I could go on, but to summarize — even though I live in one of the most gay friendly cities on earth, there is a whole host of things that make my life slightly harder. If you live somewhere less gay friendly, these things may make your life a lot harder or legitimately quite dangerous.

But, there is one huge upside to being seen as gay (again, given that I live in San Francisco) and that is that people don’t fucking hate you. I had this tall, blonde, fairly buff boyfriend in my mid 20s, and the world was safe, and respectful, and sort of designed for us. Yet, when we went out together, there was just this vibe of animosity. I was with him the only time in my life someone called me a cracker, quietly under his breath. My boyfriend didn’t even know how to deal with it, so just ignored it.

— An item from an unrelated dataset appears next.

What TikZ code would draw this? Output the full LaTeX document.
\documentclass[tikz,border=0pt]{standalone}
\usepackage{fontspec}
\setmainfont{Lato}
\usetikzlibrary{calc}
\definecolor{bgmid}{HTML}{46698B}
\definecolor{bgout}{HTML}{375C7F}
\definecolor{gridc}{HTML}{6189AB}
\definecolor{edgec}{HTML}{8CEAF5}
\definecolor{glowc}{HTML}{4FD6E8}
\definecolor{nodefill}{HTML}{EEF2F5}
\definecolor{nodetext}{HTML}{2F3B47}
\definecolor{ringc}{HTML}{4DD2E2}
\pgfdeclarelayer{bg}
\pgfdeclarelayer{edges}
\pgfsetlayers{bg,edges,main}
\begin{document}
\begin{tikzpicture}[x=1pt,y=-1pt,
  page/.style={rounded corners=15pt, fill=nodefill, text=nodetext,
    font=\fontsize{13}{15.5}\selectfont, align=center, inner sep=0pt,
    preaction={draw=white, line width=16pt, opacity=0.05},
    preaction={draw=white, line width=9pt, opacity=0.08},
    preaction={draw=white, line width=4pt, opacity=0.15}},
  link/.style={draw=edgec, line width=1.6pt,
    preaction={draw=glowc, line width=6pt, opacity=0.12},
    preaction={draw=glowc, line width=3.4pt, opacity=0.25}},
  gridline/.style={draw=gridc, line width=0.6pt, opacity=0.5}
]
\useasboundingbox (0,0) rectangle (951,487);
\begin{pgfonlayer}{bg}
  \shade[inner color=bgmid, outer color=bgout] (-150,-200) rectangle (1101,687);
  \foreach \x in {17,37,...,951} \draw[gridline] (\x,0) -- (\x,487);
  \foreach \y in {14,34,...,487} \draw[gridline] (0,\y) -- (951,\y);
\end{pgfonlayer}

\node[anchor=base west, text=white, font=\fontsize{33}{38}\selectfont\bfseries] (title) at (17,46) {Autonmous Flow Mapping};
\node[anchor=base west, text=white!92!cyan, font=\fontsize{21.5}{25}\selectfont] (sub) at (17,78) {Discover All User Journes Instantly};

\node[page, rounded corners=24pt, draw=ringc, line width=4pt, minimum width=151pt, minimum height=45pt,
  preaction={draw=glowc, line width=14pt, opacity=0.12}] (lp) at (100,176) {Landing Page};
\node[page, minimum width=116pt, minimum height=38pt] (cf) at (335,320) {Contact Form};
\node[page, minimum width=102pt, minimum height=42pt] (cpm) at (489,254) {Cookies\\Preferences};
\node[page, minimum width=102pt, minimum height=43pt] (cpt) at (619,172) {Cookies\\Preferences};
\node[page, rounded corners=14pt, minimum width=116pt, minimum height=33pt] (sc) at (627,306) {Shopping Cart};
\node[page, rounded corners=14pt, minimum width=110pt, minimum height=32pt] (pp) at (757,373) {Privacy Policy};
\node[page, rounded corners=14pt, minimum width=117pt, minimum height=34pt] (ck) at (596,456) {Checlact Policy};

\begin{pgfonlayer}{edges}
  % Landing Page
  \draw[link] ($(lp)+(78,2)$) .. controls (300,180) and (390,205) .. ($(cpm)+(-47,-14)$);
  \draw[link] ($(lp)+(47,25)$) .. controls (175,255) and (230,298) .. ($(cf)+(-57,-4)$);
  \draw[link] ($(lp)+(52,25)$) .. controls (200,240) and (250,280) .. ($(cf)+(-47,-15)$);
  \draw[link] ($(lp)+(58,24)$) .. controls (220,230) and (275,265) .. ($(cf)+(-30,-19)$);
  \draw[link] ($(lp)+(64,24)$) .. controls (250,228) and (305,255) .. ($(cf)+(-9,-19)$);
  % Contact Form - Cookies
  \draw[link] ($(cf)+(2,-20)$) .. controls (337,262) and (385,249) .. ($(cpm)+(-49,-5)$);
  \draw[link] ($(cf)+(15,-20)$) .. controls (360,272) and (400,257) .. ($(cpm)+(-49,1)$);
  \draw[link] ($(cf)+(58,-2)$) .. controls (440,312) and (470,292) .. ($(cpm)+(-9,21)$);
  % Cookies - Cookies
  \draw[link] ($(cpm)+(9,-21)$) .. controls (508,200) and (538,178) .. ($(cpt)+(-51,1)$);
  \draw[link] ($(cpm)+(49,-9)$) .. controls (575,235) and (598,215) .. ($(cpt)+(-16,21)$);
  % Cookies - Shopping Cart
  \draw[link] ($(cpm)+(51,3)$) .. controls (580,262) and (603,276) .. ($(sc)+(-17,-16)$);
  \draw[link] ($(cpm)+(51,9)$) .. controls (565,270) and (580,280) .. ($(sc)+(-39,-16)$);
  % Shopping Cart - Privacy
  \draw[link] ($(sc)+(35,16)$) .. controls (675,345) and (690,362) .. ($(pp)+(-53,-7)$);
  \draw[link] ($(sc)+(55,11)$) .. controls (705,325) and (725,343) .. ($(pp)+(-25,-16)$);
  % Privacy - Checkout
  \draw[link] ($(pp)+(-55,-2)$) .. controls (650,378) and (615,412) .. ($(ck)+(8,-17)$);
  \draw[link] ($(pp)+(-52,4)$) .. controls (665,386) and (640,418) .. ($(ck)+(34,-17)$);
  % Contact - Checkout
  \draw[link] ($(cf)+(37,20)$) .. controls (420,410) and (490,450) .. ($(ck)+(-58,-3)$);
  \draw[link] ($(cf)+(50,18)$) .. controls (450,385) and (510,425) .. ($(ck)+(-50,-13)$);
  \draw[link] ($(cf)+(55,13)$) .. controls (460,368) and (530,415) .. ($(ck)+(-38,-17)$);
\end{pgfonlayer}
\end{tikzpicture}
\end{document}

“That guy just called me a cracker,” I said.

“No he didn’t.”

“Yes he did, I heard him!”

“I didn’t hear him.” It was a weird experience, because in some ways, being called a cracker with my white boyfriend was less scary than being smiled at with my latina girlfriend. I knew I had society on my side, I knew no one was going to risk a confrontation with the white guy in broad daylight. I knew there was a reason that it was something whispered, not something shouted. But, it still sucked. It didn’t suck like being catcalled when walking with a femme woman at night sucks (“are we about to get raped?”) but it sucks. Being hated sucks, even when your safety is not at stake. And, I think we don’t acknowledge that enough.

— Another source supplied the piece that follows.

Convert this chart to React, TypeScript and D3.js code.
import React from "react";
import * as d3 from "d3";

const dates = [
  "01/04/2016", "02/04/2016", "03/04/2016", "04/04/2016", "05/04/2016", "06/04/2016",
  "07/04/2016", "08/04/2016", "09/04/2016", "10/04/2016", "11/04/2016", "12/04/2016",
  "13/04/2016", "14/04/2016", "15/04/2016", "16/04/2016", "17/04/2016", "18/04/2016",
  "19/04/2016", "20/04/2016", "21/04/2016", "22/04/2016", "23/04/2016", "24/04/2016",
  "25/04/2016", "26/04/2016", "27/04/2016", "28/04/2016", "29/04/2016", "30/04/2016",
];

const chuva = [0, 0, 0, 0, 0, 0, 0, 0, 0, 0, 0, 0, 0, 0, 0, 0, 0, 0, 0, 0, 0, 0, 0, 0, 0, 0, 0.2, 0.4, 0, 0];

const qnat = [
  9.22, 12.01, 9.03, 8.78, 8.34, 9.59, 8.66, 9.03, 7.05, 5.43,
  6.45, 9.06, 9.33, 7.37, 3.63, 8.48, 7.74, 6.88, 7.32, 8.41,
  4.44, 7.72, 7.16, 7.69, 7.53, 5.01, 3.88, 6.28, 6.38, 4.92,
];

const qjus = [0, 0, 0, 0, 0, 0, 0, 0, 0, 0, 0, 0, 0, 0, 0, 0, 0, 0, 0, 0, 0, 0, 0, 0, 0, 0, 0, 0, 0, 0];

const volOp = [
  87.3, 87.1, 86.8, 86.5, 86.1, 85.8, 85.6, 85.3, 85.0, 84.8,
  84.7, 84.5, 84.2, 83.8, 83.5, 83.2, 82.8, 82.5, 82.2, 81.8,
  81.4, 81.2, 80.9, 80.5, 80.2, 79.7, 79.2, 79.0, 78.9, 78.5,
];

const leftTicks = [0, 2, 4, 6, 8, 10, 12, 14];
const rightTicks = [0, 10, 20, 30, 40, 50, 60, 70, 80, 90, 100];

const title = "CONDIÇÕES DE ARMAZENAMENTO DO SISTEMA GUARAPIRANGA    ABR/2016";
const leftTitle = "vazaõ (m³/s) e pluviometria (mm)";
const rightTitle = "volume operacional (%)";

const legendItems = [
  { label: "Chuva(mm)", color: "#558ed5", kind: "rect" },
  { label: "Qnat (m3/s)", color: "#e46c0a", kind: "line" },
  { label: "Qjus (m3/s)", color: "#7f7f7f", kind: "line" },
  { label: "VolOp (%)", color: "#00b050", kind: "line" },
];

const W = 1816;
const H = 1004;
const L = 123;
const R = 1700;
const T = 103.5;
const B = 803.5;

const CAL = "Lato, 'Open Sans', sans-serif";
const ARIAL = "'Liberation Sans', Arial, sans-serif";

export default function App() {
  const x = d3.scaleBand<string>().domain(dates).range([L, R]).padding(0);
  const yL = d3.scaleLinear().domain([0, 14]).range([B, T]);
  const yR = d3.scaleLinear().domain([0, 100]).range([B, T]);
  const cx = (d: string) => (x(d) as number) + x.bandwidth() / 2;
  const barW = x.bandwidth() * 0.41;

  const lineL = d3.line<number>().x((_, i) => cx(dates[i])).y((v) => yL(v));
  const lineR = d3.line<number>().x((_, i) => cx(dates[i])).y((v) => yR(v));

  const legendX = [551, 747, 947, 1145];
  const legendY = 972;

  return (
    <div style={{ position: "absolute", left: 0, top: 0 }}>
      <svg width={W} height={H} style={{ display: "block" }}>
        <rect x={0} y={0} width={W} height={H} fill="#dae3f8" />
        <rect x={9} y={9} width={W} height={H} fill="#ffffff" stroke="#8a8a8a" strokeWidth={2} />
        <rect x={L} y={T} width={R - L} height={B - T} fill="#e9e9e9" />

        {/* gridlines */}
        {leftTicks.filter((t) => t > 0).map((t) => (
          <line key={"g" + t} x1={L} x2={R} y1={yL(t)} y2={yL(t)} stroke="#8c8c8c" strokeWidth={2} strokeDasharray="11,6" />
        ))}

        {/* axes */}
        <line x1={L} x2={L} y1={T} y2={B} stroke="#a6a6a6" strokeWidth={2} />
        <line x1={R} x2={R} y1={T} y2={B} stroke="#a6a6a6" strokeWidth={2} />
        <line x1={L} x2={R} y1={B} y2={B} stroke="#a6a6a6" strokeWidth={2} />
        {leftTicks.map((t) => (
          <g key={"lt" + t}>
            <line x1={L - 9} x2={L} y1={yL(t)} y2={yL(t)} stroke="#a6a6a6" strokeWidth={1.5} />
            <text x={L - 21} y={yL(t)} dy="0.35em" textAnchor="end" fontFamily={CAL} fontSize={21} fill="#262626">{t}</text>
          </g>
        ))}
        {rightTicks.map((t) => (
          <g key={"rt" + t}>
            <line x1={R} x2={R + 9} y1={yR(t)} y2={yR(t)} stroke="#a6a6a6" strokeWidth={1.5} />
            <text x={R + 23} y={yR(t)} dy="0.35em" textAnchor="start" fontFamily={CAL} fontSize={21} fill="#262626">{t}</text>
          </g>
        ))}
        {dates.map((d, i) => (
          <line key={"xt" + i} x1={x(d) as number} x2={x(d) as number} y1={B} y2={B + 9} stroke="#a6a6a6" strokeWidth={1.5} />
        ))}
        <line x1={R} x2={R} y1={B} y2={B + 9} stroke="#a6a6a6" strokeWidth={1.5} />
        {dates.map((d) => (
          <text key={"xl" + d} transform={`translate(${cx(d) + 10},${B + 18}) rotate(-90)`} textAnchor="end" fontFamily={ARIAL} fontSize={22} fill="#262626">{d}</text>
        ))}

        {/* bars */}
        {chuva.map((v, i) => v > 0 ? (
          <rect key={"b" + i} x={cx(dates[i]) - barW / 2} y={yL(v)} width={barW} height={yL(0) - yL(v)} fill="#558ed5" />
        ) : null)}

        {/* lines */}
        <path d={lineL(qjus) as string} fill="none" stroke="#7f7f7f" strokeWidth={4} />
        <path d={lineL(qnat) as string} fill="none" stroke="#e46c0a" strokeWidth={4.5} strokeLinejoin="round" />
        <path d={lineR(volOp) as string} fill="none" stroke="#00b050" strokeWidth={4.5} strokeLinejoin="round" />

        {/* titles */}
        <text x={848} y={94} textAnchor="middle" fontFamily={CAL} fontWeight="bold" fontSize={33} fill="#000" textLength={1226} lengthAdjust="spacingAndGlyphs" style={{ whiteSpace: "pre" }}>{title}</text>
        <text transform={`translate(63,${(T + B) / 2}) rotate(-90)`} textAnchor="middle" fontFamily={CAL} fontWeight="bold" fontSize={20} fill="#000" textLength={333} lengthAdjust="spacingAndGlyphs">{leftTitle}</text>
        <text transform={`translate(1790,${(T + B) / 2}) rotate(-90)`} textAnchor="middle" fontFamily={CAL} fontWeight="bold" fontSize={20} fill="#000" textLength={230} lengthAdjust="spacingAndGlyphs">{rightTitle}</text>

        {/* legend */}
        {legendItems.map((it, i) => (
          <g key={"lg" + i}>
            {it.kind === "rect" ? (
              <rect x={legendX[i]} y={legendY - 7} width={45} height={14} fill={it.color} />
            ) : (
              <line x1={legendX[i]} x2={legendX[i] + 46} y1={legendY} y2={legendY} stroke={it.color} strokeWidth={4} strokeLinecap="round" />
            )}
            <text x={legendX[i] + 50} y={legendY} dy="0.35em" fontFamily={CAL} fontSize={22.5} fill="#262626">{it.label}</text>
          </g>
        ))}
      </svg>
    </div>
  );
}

When I’m out with a woman, we look so cute! We’re short, and adorable, with short hairstyles and there’s this warmth that people put out toward us. People see as as vulnerable, perhaps, and in need of protection. And yes, sometimes this warmth is sort of scary (particularly when we’re around people who clearly don’t see a lot of the gayz and also see us as objects of curiosity) but there’s this underlying resentment that seems missing.

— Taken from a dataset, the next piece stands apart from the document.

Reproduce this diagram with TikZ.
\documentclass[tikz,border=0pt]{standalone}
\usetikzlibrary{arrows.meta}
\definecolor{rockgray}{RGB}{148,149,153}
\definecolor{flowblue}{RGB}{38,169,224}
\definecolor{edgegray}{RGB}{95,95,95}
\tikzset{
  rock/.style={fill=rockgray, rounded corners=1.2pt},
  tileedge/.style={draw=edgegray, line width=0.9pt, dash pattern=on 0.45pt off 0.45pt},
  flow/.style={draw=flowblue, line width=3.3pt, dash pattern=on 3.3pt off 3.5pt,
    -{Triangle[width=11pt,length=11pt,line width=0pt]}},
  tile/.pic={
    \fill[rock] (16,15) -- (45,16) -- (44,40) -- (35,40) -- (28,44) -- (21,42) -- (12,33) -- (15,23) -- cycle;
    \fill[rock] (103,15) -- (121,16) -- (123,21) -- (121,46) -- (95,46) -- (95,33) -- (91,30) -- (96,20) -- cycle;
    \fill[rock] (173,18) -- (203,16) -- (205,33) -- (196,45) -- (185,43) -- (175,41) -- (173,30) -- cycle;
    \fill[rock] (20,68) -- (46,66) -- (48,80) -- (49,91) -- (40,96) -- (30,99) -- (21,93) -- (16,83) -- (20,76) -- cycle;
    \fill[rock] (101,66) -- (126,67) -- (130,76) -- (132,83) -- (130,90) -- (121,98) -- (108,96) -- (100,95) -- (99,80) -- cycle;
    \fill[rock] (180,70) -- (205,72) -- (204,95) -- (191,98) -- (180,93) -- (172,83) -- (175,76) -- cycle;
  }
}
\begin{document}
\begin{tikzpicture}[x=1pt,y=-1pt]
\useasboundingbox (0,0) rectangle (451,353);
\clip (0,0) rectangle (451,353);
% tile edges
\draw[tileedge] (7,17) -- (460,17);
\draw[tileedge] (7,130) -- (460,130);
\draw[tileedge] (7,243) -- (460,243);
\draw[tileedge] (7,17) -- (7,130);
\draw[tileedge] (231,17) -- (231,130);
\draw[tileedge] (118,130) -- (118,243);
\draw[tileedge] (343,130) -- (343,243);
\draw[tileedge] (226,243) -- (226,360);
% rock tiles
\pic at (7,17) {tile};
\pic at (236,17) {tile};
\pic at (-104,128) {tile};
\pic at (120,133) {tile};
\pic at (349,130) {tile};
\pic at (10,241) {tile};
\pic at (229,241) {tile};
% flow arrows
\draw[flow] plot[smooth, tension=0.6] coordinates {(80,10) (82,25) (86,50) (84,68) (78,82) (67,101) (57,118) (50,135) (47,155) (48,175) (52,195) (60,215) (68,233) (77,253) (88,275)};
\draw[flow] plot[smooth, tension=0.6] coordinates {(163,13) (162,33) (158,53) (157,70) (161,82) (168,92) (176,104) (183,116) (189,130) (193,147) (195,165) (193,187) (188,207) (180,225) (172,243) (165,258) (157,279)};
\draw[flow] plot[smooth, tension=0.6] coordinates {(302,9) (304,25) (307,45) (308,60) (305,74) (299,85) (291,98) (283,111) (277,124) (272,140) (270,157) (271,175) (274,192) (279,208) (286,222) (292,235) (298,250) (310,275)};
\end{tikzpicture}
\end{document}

This, I’m sure, is a different gay experience than big butch gay man experience, and I don’t want to detract from that. But, I do want to say — you straight people don’t actually have it so good. Especially you straight white men, you don’t have it nearly as good as you think you do.

Being hated sucks, and I can only assume that if I get hatred walking around as a straight white woman, straight white men are going to get it way worse. When I look straight, people don’t smile at me as much. People don’t do me little favors, like giving me a 10% discount for no reason at the fabric store. The world is safer, and I am somewhat more free from anger and fear, but I am also isolated because the world is free from random caring and gentleness.

I feel unlovable.

And, this feeling of unlovability is at the heart of why people with privilege resist acknowledging it. For instance, I think this is what the man-ist movement is reacting too, albiet ineptly. Being hated sucks. It is reasonable that men are reacting to this, it is reasonable that men are trying to say “no, I am worthy of love.” Because they are.

People who carry a lot of privilege are hated by people without that privilege, and that’s not going to change. Someone starving is incapable of true affection for someone who is taking their food. However, at the end of the day, it’s important for people with privilege to see that once you have enough you are only harming yourself by refusing to share your resources. To see this, people will have to feel the pain of being hated. They will have to talk about it, and acknowledge it. They will have to say, “people fucking hate me, and it sucks.”

We often shut down privileged people who talk about their pain, but I think it’s counterproductive. It’s not a pain contest, there’s no prize for whoever has been through the most shit. We just have to acknowledge that the pain of being privileged is the shadow side of the pain of being oppressed. It’s not as bad, it doesn’t risk your physical safety, but both of these pains will be alleviated by the same solution — making the world a safe, and accessible place for everyone. When you shut down that conversation, you shut down one of the most obvious motivators for privileged people to fight oppression: it helps them too.